RISKS OF DOUBLE-FACEDNESS

Even this situation would be, to a far more sensitive person, sufficiently depressing, but it has to be complicated by other considerations. The young man married recently, but so far as his office associates are concerned, he is still a single man and therefore an eligible one to the girls in the office, but a curious eligible, an eligible who is not even remotely interested in the women around him. Being a Jew out of office hours and having married a Jewish girl, and having been wedded according to the orthodox Jewish rites, it was obviously impossible for him to invite any member of the Gentile office to his wedding or even to show off his wife to his office "friends," for the wife is a Jewess and looks like a Jewess, and were she to appear for him some evening, or call some noon for lunch, he might be giving the show away, and he can’t afford to give the show away.

Perhaps if this man appeared in the office of his superior and said: "I am a Jew, my name is not Cranston, but Cohen; I have tried to do my work as best I knew how: am I to stay on or do you wish me to resign?" the superior might say, either through sense of shame that such deception should have had to be practiced, or for some other reason: "Of course you’ll stay on, and stay on under your true colors." Or he might not.

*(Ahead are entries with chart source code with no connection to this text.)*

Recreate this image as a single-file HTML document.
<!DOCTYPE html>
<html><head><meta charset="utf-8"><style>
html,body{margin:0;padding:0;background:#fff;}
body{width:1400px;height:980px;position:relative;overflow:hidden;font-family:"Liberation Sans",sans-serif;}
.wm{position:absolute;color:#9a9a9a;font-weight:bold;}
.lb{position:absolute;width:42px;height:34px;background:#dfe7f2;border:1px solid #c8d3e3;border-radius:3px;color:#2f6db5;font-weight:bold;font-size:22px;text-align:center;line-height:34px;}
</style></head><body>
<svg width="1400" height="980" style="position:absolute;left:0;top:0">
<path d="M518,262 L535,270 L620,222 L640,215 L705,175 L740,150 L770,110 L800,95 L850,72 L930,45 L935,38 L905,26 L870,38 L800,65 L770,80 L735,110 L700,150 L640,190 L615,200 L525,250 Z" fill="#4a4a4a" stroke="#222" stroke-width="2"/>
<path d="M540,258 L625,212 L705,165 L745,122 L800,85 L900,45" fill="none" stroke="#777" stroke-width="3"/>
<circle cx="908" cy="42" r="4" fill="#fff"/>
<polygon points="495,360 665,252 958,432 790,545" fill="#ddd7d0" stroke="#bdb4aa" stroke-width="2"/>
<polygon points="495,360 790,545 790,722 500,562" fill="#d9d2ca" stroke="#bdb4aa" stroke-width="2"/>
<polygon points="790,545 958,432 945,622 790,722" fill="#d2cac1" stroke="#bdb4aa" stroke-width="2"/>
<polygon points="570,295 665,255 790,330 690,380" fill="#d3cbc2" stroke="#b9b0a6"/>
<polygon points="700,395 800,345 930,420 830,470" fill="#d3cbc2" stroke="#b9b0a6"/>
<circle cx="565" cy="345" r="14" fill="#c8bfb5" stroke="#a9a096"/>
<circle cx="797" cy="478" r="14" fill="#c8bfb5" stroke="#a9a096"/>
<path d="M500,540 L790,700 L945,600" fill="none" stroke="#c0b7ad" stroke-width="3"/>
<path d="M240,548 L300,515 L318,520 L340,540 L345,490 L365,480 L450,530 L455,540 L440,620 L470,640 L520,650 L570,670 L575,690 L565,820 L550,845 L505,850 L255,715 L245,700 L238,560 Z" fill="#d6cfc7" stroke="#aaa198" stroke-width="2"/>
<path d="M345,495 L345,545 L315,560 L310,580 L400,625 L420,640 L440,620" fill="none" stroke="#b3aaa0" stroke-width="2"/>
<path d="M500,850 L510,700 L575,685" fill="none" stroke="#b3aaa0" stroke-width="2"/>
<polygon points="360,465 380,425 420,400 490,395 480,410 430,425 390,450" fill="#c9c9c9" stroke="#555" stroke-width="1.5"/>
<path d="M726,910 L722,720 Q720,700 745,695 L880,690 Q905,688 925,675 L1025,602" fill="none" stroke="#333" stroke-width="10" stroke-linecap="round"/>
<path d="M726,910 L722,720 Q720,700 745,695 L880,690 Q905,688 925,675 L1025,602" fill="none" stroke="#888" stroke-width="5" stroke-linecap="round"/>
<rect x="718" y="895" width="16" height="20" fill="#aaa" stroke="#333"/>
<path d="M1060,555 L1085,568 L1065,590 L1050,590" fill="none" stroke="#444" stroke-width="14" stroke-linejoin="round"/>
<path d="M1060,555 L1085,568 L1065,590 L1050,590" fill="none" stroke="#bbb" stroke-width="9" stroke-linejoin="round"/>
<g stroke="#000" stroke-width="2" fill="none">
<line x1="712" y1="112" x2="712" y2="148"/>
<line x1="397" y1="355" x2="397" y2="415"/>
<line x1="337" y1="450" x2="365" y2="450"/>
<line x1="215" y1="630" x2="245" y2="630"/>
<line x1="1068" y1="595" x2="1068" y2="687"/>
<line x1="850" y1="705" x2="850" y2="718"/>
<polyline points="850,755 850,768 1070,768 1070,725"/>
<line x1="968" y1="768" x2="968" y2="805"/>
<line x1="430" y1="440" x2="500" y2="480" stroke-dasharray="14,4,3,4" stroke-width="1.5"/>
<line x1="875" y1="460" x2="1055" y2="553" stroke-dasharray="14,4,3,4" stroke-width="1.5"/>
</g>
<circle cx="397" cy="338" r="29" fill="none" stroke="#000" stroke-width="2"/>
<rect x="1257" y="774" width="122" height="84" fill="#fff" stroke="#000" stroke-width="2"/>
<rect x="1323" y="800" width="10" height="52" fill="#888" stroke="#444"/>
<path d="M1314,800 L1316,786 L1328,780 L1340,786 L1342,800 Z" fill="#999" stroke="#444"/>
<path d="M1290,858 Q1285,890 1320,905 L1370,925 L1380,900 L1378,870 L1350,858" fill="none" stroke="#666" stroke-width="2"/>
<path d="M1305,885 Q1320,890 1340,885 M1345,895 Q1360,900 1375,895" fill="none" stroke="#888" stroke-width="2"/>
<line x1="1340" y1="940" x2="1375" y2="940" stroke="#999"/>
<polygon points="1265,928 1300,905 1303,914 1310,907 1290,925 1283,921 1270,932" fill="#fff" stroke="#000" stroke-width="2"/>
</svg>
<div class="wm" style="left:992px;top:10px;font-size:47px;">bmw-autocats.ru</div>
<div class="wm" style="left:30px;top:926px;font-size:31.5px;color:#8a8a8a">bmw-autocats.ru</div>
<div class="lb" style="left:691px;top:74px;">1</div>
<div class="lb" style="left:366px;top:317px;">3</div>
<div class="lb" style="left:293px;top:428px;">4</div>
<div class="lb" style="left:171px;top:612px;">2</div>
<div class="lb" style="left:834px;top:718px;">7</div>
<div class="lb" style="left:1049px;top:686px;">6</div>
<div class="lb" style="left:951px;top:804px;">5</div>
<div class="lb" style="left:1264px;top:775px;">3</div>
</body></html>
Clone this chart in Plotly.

And because he might not, the man who is a Jew in his home and social life and a Gentile in his office fears to bring the issue to a head and continues living his double life.

Some day when, and if, I ever become truly acquainted with the subject of the sketch, I will seek to discover the self-protective devices by which a man finds it possible to cut himself in half, to sever the navel-tie with his race, so to speak, in the morning, and become an integrated man again after he has left the office. And yet there never can be any such integration. The man cannot ever be fully at ease, but there must be thoughts he forces himself to think to rationalize the division of himself. Recently, on the occasion of the meeting at which the case of civilization against Hitlerism was to be stated, that is a few days before, his wife wished him to attend the meeting; he preferred not to go. He did not wish to attend that meeting, I venture to suggest, because he did not wish to have occasions for feeling identity with the race which he is compelled to deny by implication six days a week. It was easier that way.